There were two blockbuster stories that dominated political news on Friday: the Supreme Court’s historic ruling legalizing gay marriage and President Barack Obama’s rousing eulogy for Rev. Clementa Pinckney in Charleston, South Carolina.

Basically everything else felt insignificant by comparison on what Politico dubbed “one of the most momentous news days and weeks you – or even your children – will ever see.”

But campaign 2016 continued nevertheless.

Democratic presidential primary frontrunner Hillary Clinton rallied in Virginia.

Polling showed her in a dead heat with progressive rival Bernie Sanders in New Hampshire.

Meanwhile, Sanders strategist Tad Devine gave an interview about how his candidate won’t “directly criticize or poke at Clinton” and will eschew negative ads.

For his part, Democratic presidential candidate Martin O’Malley did criticize Clinton, albeit indirectly, when he spoke at the Truman National Security Project in Washington Friday morning.

Laying out his foreign policy vision, the former Maryland governor criticized the recent Iraq War, which Clinton voted to authorize as U.S. Senator from New York.

“The invasion of Iraq  — along with the subsequent disbanding of the Iraqi military — will be remembered as one of the most tragic, deceitful and costly blunders in U.S. history,” O’Malley said. “We are still paying the price of a war pursued under false pretenses and acquiesced to, in the words of Dr. King, by the appalling silence of the good.”

O’Malley also raised an issue that many Republicans have attempted to wield as a weapon against Clinton: the 2012 attack on an American diplomatic compound in Benghazi, Libya.

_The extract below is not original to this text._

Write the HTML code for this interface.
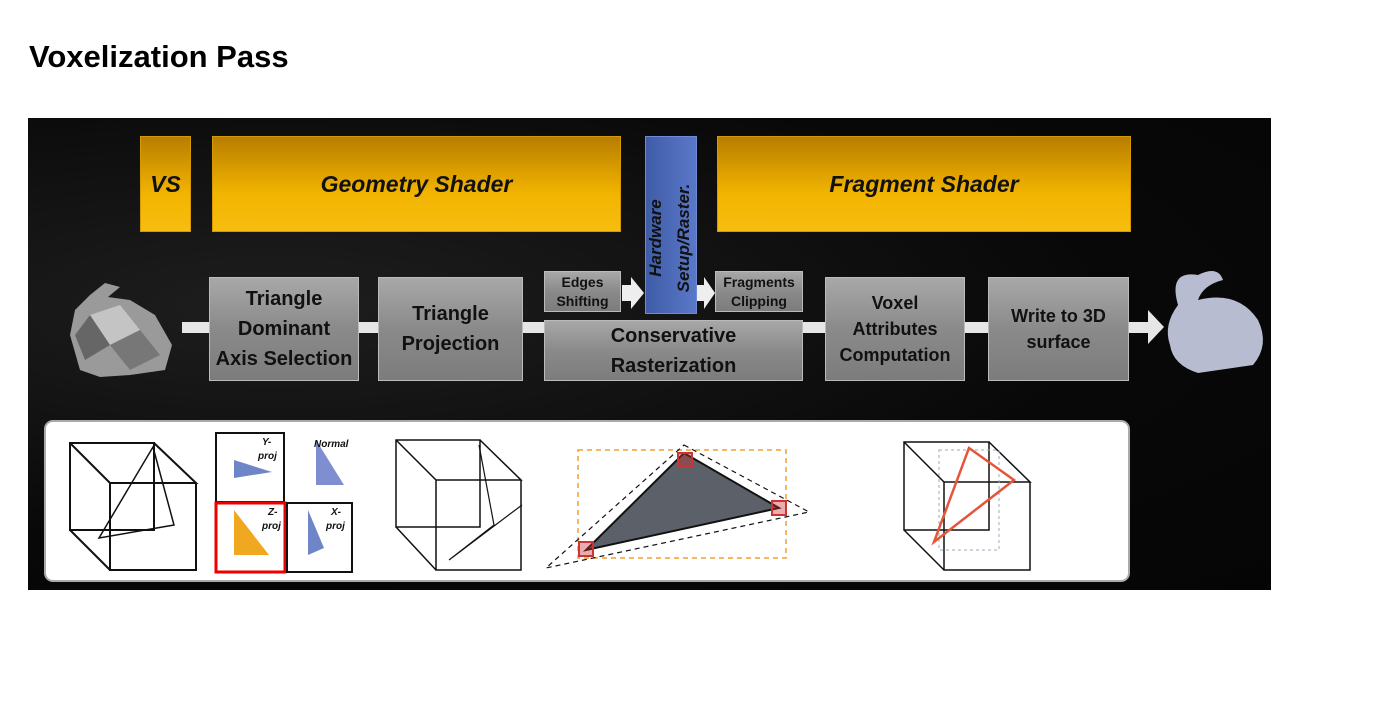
<!DOCTYPE html>
<html><head><meta charset="utf-8"><style>
body{margin:0;width:1399px;height:713px;background:#fff;position:relative;overflow:hidden;font-family:"Liberation Sans",sans-serif}
h1{position:absolute;left:29px;top:39px;margin:0;font-size:31px;font-weight:bold;color:#000}
.a{position:absolute}
.o{position:absolute;background:linear-gradient(#b87d00,#f2b400 60%,#f7bd10);border:1px solid #d59a00;display:flex;align-items:center;justify-content:center;font-style:italic;font-weight:bold;font-size:23px;color:#111}
.g{position:absolute;background:linear-gradient(#a8a8a8,#8a8a8a 50%,#7c7c7c);border:1px solid #bbb;display:flex;align-items:center;justify-content:center;text-align:center;font-weight:bold;color:#111;font-size:20px;line-height:30px}
.s{font-size:14px;line-height:19px}
</style></head><body>
<h1>Voxelization Pass</h1>
<div class="a" style="left:28px;top:118px;width:1243px;height:472px;background:radial-gradient(ellipse at 20% 40%,#1e1e1e,#080808 60%,#050505)"></div>
<div class="o" style="left:140px;top:136px;width:49px;height:94px">VS</div>
<div class="o" style="left:212px;top:136px;width:407px;height:94px">Geometry Shader</div>
<div class="o" style="left:717px;top:136px;width:412px;height:94px">Fragment Shader</div>
<div class="a" style="left:645px;top:136px;width:50px;height:176px;background:linear-gradient(90deg,#3f5ca8,#5a78c8);border:1px solid #6f8bd6"></div>
<div class="a" style="left:670px;top:224px;width:0;height:0"><div style="position:absolute;left:-90px;top:-14px;width:180px;transform:rotate(-90deg);text-align:center;font-style:italic;font-weight:bold;font-size:17px;line-height:28px;color:#111">Hardware<br>Setup/Raster.</div></div>
<div class="a" style="left:182px;top:322px;width:970px;height:11px;background:#e6e6e6"></div>
<div class="a" style="left:1148px;top:310px;width:0;height:0;border-top:17px solid transparent;border-bottom:17px solid transparent;border-left:16px solid #e6e6e6"></div>
<div class="a" style="left:622px;top:285px;width:10px;height:16px;background:#eee"></div>
<div class="a" style="left:631px;top:277px;border-top:16px solid transparent;border-bottom:16px solid transparent;border-left:13px solid #eee"></div>
<div class="a" style="left:697px;top:285px;width:8px;height:16px;background:#eee"></div>
<div class="a" style="left:704px;top:277px;border-top:16px solid transparent;border-bottom:16px solid transparent;border-left:11px solid #eee"></div>
<div class="g" style="left:209px;top:277px;width:148px;height:102px">Triangle<br>Dominant<br>Axis Selection</div>
<div class="g" style="left:378px;top:277px;width:143px;height:102px">Triangle<br>Projection</div>
<div class="g s" style="left:544px;top:271px;width:75px;height:39px">Edges<br>Shifting</div>
<div class="g s" style="left:715px;top:271px;width:86px;height:39px">Fragments<br>Clipping</div>
<div class="g" style="left:544px;top:320px;width:257px;height:59px">Conservative<br>Rasterization</div>
<div class="g" style="left:825px;top:277px;width:138px;height:102px;font-size:18px;line-height:26px">Voxel<br>Attributes<br>Computation</div>
<div class="g" style="left:988px;top:277px;width:139px;height:102px;font-size:18px;line-height:26px">Write to 3D<br>surface</div>
<svg class="a" style="left:60px;top:275px" width="130" height="110"><polygon points="30,20 45,8 60,12 48,22 70,25 95,40 112,70 105,95 70,100 40,102 20,95 10,60 15,35" fill="#9a9a9a"/><polygon points="30,40 60,30 80,55 50,70" fill="#c4c4c4"/><polygon points="50,70 80,55 100,80 70,95" fill="#777"/><polygon points="15,60 30,40 50,70 25,85" fill="#666"/></svg>
<svg class="a" style="left:1158px;top:265px" width="115" height="115"><path d="M20,40 Q10,5 40,10 Q60,0 65,15 Q45,20 40,35 Q80,25 100,55 Q112,80 95,100 L40,108 Q15,100 12,80 Q5,60 20,40Z" fill="#b8bcd0"/></svg>
<div class="a" style="left:44px;top:420px;width:1082px;height:158px;background:#fff;border:2px solid #aaa;border-radius:9px"></div>
<svg class="a" style="left:44px;top:420px" width="1086" height="162" fill="none" stroke="#111" stroke-width="2">
<path d="M26,23 L110,23 L110,110 L26,110Z M26,23 L66,63 L152,63 L110,23 M66,63 L66,150 L152,150 L152,63 M26,110 L66,150"/>
<path d="M109,27 L130,105 L55,118Z" stroke-width="1.5"/>
<rect x="172" y="13" width="68" height="69"/><rect x="172" y="83" width="69" height="69" stroke="#e00" stroke-width="3"/><rect x="243" y="83" width="65" height="69"/>
<polygon points="190,40 228,52 190,58" fill="#6e86c8" stroke="none"/><polygon points="190,90 190,135 225,135" fill="#f0a820" stroke="none"/><polygon points="264,90 264,135 280,128" fill="#6e86c8" stroke="none"/><polygon points="272,20 272,65 300,65" fill="#7e8ed0" stroke="none"/>
<g font-family="Liberation Sans" font-size="10" font-weight="bold" font-style="italic" fill="#111" stroke="none"><text x="218" y="25">Y-</text><text x="214" y="39">proj</text><text x="270" y="27">Normal</text><text x="224" y="95">Z-</text><text x="218" y="109">proj</text><text x="287" y="95">X-</text><text x="282" y="109">proj</text></g>
<path d="M352,20 L436,20 L436,107 L352,107Z M352,20 L392,60 L477,60 L436,20 M392,60 L392,150 L477,150 L477,60 M352,107 L392,150" stroke-width="1.5"/>
<path d="M435,25 L450,105 L405,140 L478,85" stroke-width="1.2"/>
<rect x="534" y="30" width="208" height="108" stroke="#f0a030" stroke-dasharray="5,4" stroke-width="1.5"/>
<polygon points="640,33 735,88 542,130" fill="#5c6068" stroke="#111"/>
<path d="M640,25 L765,92 L502,148Z" stroke-dasharray="5,4" stroke-width="1.2"/>
<g stroke="#c33" fill="rgba(200,50,50,.4)"><rect x="634" y="33" width="14" height="14"/><rect x="728" y="81" width="14" height="14"/><rect x="535" y="122" width="14" height="14"/></g>
<path d="M860,22 L945,22 L945,110 L860,110Z M860,22 L900,62 L986,62 L945,22 M900,62 L900,150 L986,150 L986,62 M860,110 L900,150" stroke-width="1.5"/>
<rect x="895" y="30" width="60" height="100" stroke="#9ab" stroke-width="1" stroke-dasharray="3,3"/>
<path d="M925,28 L970,60 L890,122Z" stroke="#e4553a" stroke-width="2.5"/>
</svg>
</body></html>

“We must recognize that there are real lessons to be learned from the tragedy in Benghazi: Namely, we need to know in advance who is likely to take power — or vie for it — once a dictator is toppled,” O’Malley said. “Twitter and Facebook are no substitute for personal relationships and human intelligence. We must recruit and retain a new generation of talented American diplomats, and we must give them the tools to identify and engage with a new generation of leaders from different walks of life.”

Saying more must be done to counter propaganda from ISIS, the former governor called the terrorist group “a gang of murderous thugs who have perverted the name of one of the world’s great religions.”

Elsewhere in his speech, he said national security requires comprehensive immigration reform, global action on combat climate change and the fostering of “a rising global middle class free from oppression, want and fear.”

The libertarian Reason Magazine concluded that the speech put O’Malley “firmly in the liberal-interventionist tradition” of foreign policy thought, indicating that he will not be “some sort of radical antiwar insurgent.”

“For a candidate with little direct experience in foreign policy,” Time Magazine noted, the remarks “were a moderate foray into national security issues in a Democratic primary that has largely been defined by economic questions.”

Recent polling of primary voters showed O’Malley at about two percent in early states.